What kinds of rewards ?
Context
We have already seen that it is important to connect people to the consequences for the long-term common good. Moreover, we have also seen that this connection should be made as much as possible on the same level.
Question
What should be the different types of rewards and penalties to connect people to the long-term common good ?
Study
The individual model
To better understand our needs, we can observe what, as individuals, are the categories of events that help us progress and those that hold us back.
Those that help us progress
- Experiencing, understanding to improve.
- We can understand what we did well or what didn't work; in either case, we improve. The understanding can be of deep mechanisms, allowing for broad improvement.
- Realizing that we are useful to others (this can be a person or society as a whole) and that they are grateful to us.
- If it is justified, it motivates us in a good direction. The same goes for the negative: if we feel useless and understand why, we can improve.
- Directly benefiting from what we do.
- For example, if we eat potatoes that we grew ourselves, it is much more satisfying than buying them.
- Being free
- That is, feeling that we can act effectively at all levels we wish and where we find it just to do so. This is a notion relative to our sense of justice. For example, we generally do not see Earth's gravity as a lack of freedom (to move vertically), but we may feel restricted by the repression of ideas that challenge power.
Those that hold us back
- Loss of reference points
- When we don't understand, when we can't improve, and there are negative events. For example, if we live in a society that stigmatizes the unemployed, cannot get out of unemployment, and do not understand that capitalism needs to have dominated classes.
- Brusqueness
- When negative emotions are too strong, our mind can't cope and uses protection mechanisms. It's a bit like building walls in our minds, which limits our freedom, joy of life, and exploration possibilities, and thus our evolution.
- Lack of freedom
- As intelligent beings, we tend to build a rather deep representation of reality. For example, we understand the concept of laws, the need for democracy, etc. If we cannot act on elements, we lose part of our being alive, which impacts our mental state. Freedom is so important that all free animals strongly revolt when their freedom is restricted because the restriction of freedom often has a scent of death.
- The complexity between action and result
- For example, if we smile at someone and they smile back, it is much more satisfying than if the other person gives us a dollar. In the second case, we move out of the normal social relationship and into complications often synonymous with future problems.

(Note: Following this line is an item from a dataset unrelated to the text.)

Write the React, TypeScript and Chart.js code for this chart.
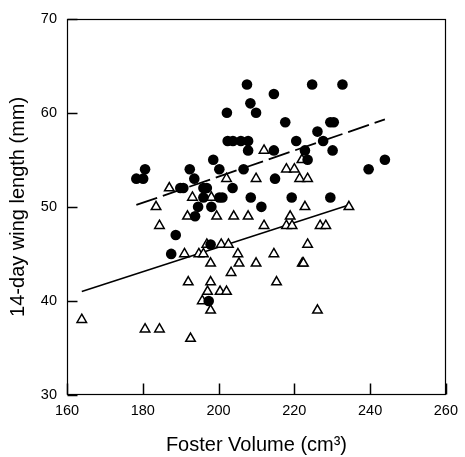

Transposing to the collective model
Let's try to transpose our individual needs to social rewards and penalties. For this, let's revisit what makes us progress and what place this can have in society.
- Experiencing, understanding to improve.
- We saw in the section on collective emotions that people with more effective emotional investments (collective, of course) have more emotional power. And therefore, more experimentation power.
- Being useful to others and gaining legitimate recognition.
- With rewards and penalties that reflect the long-term common good, people can rely on marks of success to assess the social success of a person.
- Directly benefiting from what we do.
- Money is convenient because of its flexibility of use, but it introduces a complex relationship. This is why there are often other rewards alongside money; for example, pilots benefit from free trips, or many consumers appreciate the human relationship with a seller or a small gift from the merchant in addition to the expected transaction.
- Being free
- This is already at the heart of Comind since the proposed collective intelligence system allows everyone to modify society as long as it improves the long-term common good.
Answer
Regarding the basic systems recommended by Comind, there is no need for additions to establish a good system of rewards and penalties. However, it is necessary that the various socially obtained gains correspond to the long-term common good.